-- START DATA EXCERPT --

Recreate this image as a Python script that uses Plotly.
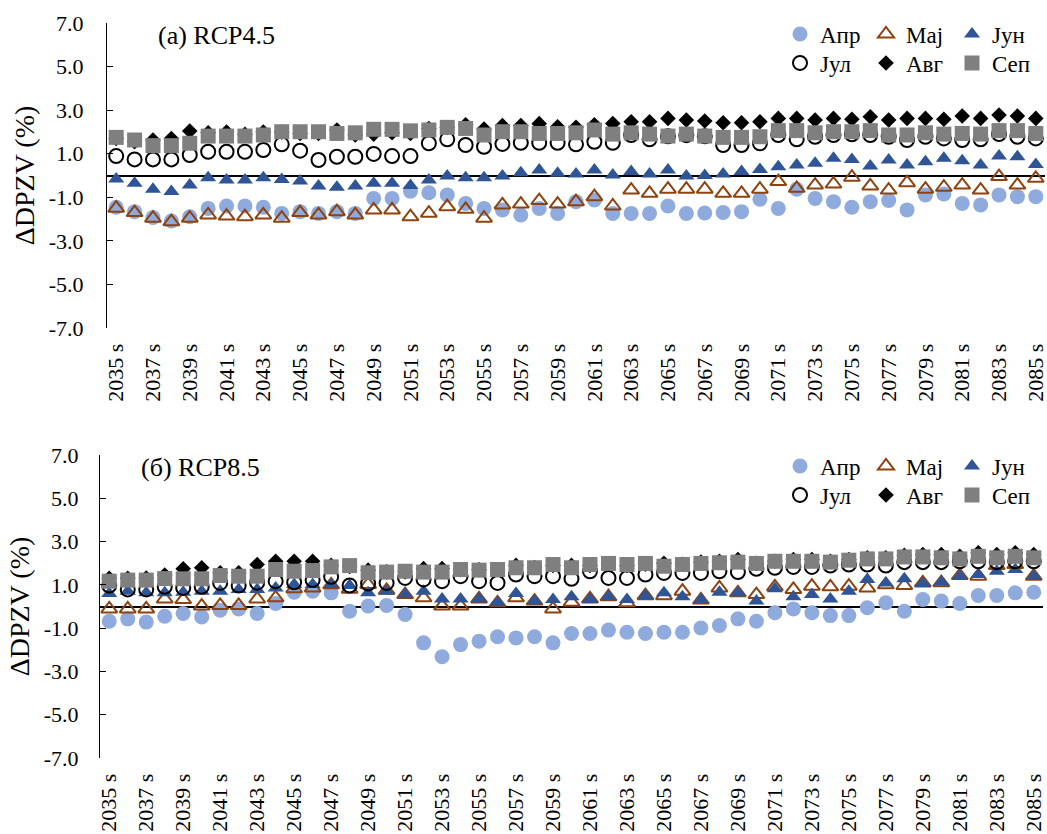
import plotly.graph_objects as go

# ---------------- data ----------------
categories = [f"{y} s" for y in range(2035, 2086)]
tick_labels = categories[::2]
series_names = ["Апр", "Мај", "Јун", "Јул", "Авг", "Сеп"]

# (a) RCP4.5
a_apr = [-1.46, -1.66, -1.93, -2.09, -1.89, -1.51, -1.40, -1.40, -1.46, -1.74, -1.66, -1.74, -1.66,
         -1.74, -1.05, -1.05, -0.72, -0.79, -0.89, -1.28, -1.51, -1.58, -1.81, -1.51, -1.74, -1.20,
         -1.12, -1.74, -1.74, -1.74, -1.40, -1.74, -1.72, -1.70, -1.66, -1.09, -1.51, -0.63, -1.05,
         -1.20, -1.46, -1.20, -1.15, -1.58, -0.89, -0.85, -1.28, -1.35, -0.89, -0.97, -0.97]
a_maj = [-1.50, -1.70, -1.96, -2.12, -1.96, -1.81, -1.86, -1.89, -1.81, -1.96, -1.70, -1.81, -1.66,
         -1.81, -1.58, -1.58, -1.89, -1.73, -1.43, -1.55, -1.96, -1.35, -1.31, -1.15, -1.31, -1.20,
         -0.97, -1.40, -0.67, -0.82, -0.63, -0.63, -0.63, -0.82, -0.82, -0.63, -0.28, -0.59, -0.44,
         -0.39, -0.08, -0.48, -0.67, -0.33, -0.63, -0.54, -0.44, -0.67, -0.05, -0.44, -0.13]
a_jun = [-0.16, -0.36, -0.63, -0.74, -0.44, -0.10, -0.21, -0.21, -0.10, -0.18, -0.25, -0.48, -0.54,
         -0.48, -0.36, -0.36, -0.46, -0.21, -0.02, -0.10, -0.10, -0.02, 0.13, 0.25, 0.10, 0.07,
         0.25, 0.02, 0.18, 0.07, 0.25, -0.02, 0.00, 0.07, 0.18, 0.28, 0.40, 0.48, 0.56, 0.79, 0.74,
         0.44, 0.71, 0.48, 0.63, 0.79, 0.68, 0.48, 0.89, 0.86, 0.51]
a_jul = [0.89, 0.74, 0.74, 0.74, 0.94, 1.09, 1.09, 1.09, 1.17, 1.43, 1.14, 0.71, 0.86, 0.86, 0.99,
         0.89, 0.89, 1.48, 1.66, 1.40, 1.32, 1.45, 1.50, 1.50, 1.50, 1.43, 1.55, 1.50, 1.86, 1.66,
         1.80, 1.85, 1.80, 1.40, 1.40, 1.48, 1.86, 1.66, 1.78, 1.86, 1.89, 1.86, 1.78, 1.63, 1.78,
         1.70, 1.63, 1.66, 1.90, 1.78, 1.70]
a_avg = [1.70, 1.55, 1.63, 1.70, 2.04, 1.96, 2.00, 1.89, 2.00, 2.00, 1.93, 1.93, 2.09, 1.86, 1.90,
         1.96, 1.93, 2.16, 2.20, 2.33, 2.13, 2.29, 2.29, 2.38, 2.24, 2.21, 2.33, 2.39, 2.47, 2.47,
         2.62, 2.55, 2.50, 2.42, 2.42, 2.47, 2.62, 2.62, 2.55, 2.62, 2.58, 2.70, 2.55, 2.62, 2.62,
         2.58, 2.73, 2.62, 2.78, 2.73, 2.62]
a_sep = [1.75, 1.63, 1.37, 1.37, 1.48, 1.81, 1.81, 1.81, 1.86, 2.01, 2.01, 2.01, 1.93, 1.96, 2.12,
         2.12, 2.05, 2.09, 2.21, 2.16, 1.86, 2.01, 2.01, 1.93, 1.93, 1.96, 2.09, 1.90, 1.96, 1.90,
         1.81, 1.90, 1.81, 1.75, 1.75, 1.78, 2.06, 2.06, 1.96, 2.01, 2.01, 2.06, 1.86, 1.86, 1.96,
         1.90, 1.93, 1.90, 2.06, 2.06, 1.93]

# (б) RCP8.5
b_apr = [-0.68, -0.57, -0.72, -0.45, -0.32, -0.48, -0.17, -0.11, -0.32, 0.14, 0.66, 0.71, 0.63,
         -0.22, 0.02, 0.05, -0.37, -1.68, -2.32, -1.76, -1.60, -1.40, -1.45, -1.40, -1.68, -1.25,
         -1.25, -1.09, -1.19, -1.25, -1.19, -1.19, -0.99, -0.88, -0.57, -0.68, -0.29, -0.11, -0.29,
         -0.42, -0.42, -0.06, 0.17, -0.22, 0.32, 0.25, 0.14, 0.51, 0.51, 0.63, 0.66]
b_maj = [-0.11, -0.11, -0.11, 0.35, 0.32, 0.02, 0.05, 0.05, 0.35, 0.40, 0.82, 0.86, 1.00, 0.80,
         1.02, 0.75, 0.55, 0.40, 0.02, 0.02, 0.35, 0.17, 0.40, 0.25, -0.11, 0.20, 0.35, 0.45, 0.17,
         0.50, 0.50, 0.71, 0.30, 0.86, 0.63, 0.55, 0.91, 0.79, 0.94, 0.91, 0.94, 0.86, 1.00, 0.97,
         1.09, 1.10, 1.43, 1.40, 1.89, 1.94, 1.40]
b_jun = [0.60, 0.71, 0.63, 0.63, 0.66, 0.71, 0.71, 0.79, 0.79, 0.86, 1.02, 1.02, 1.02, 0.97, 0.63,
         0.71, 0.55, 0.71, 0.35, 0.35, 0.35, 0.17, 0.60, 0.25, 0.32, 0.45, 0.32, 0.45, 0.32, 0.51,
         0.63, 0.45, 0.32, 0.66, 0.63, 0.25, 0.82, 0.45, 0.55, 0.35, 0.71, 1.25, 1.09, 1.28, 1.06,
         1.12, 1.40, 1.48, 1.63, 1.71, 1.40]
b_jul = [0.97, 0.79, 0.79, 0.91, 0.86, 0.91, 1.09, 0.97, 1.10, 1.17, 1.12, 1.22, 1.37, 0.97, 1.06,
         1.09, 1.32, 1.25, 1.17, 1.40, 1.17, 1.09, 1.48, 1.40, 1.40, 1.28, 1.63, 1.32, 1.32, 1.48,
         1.55, 1.55, 1.55, 1.63, 1.59, 1.74, 1.79, 1.83, 1.83, 1.89, 1.94, 1.94, 1.89, 2.05, 2.05,
         2.05, 2.09, 2.09, 2.05, 2.09, 2.09]
b_avg = [1.30, 1.30, 1.32, 1.45, 1.74, 1.79, 1.56, 1.56, 1.94, 2.09, 2.09, 2.09, 1.90, 1.85, 1.68,
         1.60, 1.60, 1.75, 1.75, 1.70, 1.70, 1.70, 1.90, 1.80, 1.90, 1.90, 1.90, 1.95, 1.90, 1.95,
         2.00, 1.95, 2.05, 2.09, 2.17, 2.00, 2.09, 2.17, 2.17, 2.09, 2.17, 2.25, 2.25, 2.36, 2.40,
         2.40, 2.32, 2.48, 2.40, 2.48, 2.40]
b_sep = [1.17, 1.22, 1.22, 1.29, 1.28, 1.28, 1.43, 1.40, 1.40, 1.71, 1.63, 1.66, 1.83, 1.89, 1.56,
         1.59, 1.63, 1.59, 1.59, 1.71, 1.68, 1.71, 1.79, 1.79, 1.94, 1.79, 1.94, 1.99, 1.94, 1.99,
         1.86, 1.94, 1.99, 2.02, 2.05, 1.99, 2.09, 2.09, 2.09, 2.05, 2.14, 2.20, 2.20, 2.29, 2.29,
         2.25, 2.20, 2.32, 2.25, 2.32, 2.25]

y_ticks = [7.0, 5.0, 3.0, 1.0, -1.0, -3.0, -5.0, -7.0]

# ---------------- styles ----------------
FONT = "Liberation Serif"
styles = [
    dict(symbol="circle", size=15, color="#8FAADC"),
    dict(symbol="triangle-up-open", size=14, color="#8E430F", line=dict(width=2, color="#8E430F")),
    dict(symbol="triangle-up", size=14, color="#2F5597"),
    dict(symbol="circle-open", size=14, color="black", line=dict(width=2, color="black")),
    dict(symbol="diamond", size=12, color="black"),
    dict(symbol="square", size=15, color="#7F7F7F"),
]

fig = go.Figure()
panels = [
    ("x", "y", [a_apr, a_maj, a_jun, a_jul, a_avg, a_sep], ["legend", "legend2"]),
    ("x2", "y2", [b_apr, b_maj, b_jun, b_jul, b_avg, b_sep], ["legend3", "legend4"]),
]
for xa, ya, data, legs in panels:
    for k, (name, vals, st) in enumerate(zip(series_names, data, styles)):
        fig.add_trace(go.Scatter(
            x=categories, y=vals, name=name, mode="markers",
            marker=st, xaxis=xa, yaxis=ya,
            legend=legs[0] if k < 3 else legs[1],
        ))

W, H = 1047, 834
ML, MR, MT, MB = 100, 2, 23, 76
pw, ph = W - ML - MR, H - MT - MB

def px_x(p):
    return (p - ML) / pw

def px_y(p):
    return (H - MB - p) / ph

xcommon = dict(type="category", range=[-0.5, 50.5], tickmode="array", tickvals=tick_labels,
               ticktext=tick_labels, tickangle=-90, showline=False,
               ticks="outside", ticklen=6, tickcolor="rgba(0,0,0,0)",
               showgrid=False, zeroline=False, automargin=False,
               tickfont=dict(family=FONT, size=22, color="black"))
ycommon = dict(range=[-7, 7], tickmode="array", tickvals=y_ticks,
               ticktext=[f"{v:.1f}" for v in y_ticks], showline=True, linecolor="black",
               linewidth=1, ticks="inside", ticklen=6, tickcolor="black", tickwidth=1,
               showgrid=False, zeroline=True, zerolinecolor="black", zerolinewidth=2,
               automargin=False,
               tickfont=dict(family=FONT, size=22, color="black"),
               title=dict(text="ΔDPZV (%)", font=dict(family=FONT, size=28, color="black"), standoff=5))

fig.update_layout(
    width=W, height=H, margin=dict(l=ML, r=MR, t=MT, b=MB, autoexpand=False),
    paper_bgcolor="white", plot_bgcolor="white", showlegend=True,
    xaxis=dict(domain=[px_x(107), 1.0], anchor="y", **xcommon),
    yaxis=dict(domain=[px_y(328), 1.0], anchor="x", ticklabelstandoff=18, **ycommon),
    xaxis2=dict(domain=[0.0, px_x(1043)], anchor="y2", **xcommon),
    yaxis2=dict(domain=[0.0, px_y(455)], anchor="x2", ticklabelstandoff=16, **ycommon),
)

leg_common = dict(orientation="h", xanchor="left", yanchor="middle", bgcolor="rgba(0,0,0,0)",
                  font=dict(family=FONT, size=23, color="black"), entrywidth=41,
                  entrywidthmode="pixels", itemclick=False, tracegroupgap=0)
fig.update_layout(
    legend=dict(x=px_x(780), y=px_y(34), **leg_common),
    legend2=dict(x=px_x(780), y=px_y(63), **leg_common),
    legend3=dict(x=px_x(780), y=px_y(466), **leg_common),
    legend4=dict(x=px_x(780), y=px_y(495), **leg_common),
)

fig.add_annotation(text="(a) RCP4.5", xref="paper", yref="paper", x=px_x(156), y=px_y(36),
                   xanchor="left", yanchor="middle", showarrow=False,
                   font=dict(family=FONT, size=26, color="black"))
fig.add_annotation(text="(б) RCP8.5", xref="paper", yref="paper", x=px_x(139), y=px_y(467),
                   xanchor="left", yanchor="middle", showarrow=False,
                   font=dict(family=FONT, size=26, color="black"))

fig.write_html(
    "out.html",
    config={"displayModeBar": False},
    post_script="document.body.style.margin='0px';document.body.style.padding='0px';"
                "document.body.style.overflow='hidden';",
)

-- END DATA EXCERPT --

### EXERCISE
Please take the lines from the beginning of the data above through the line holding "import plotly.graph_objects as go" and transcribe them exactly, without any pictures.

### TASK OUTPUT
Recreate this image as a Python script that uses Plotly.
import plotly.graph_objects as go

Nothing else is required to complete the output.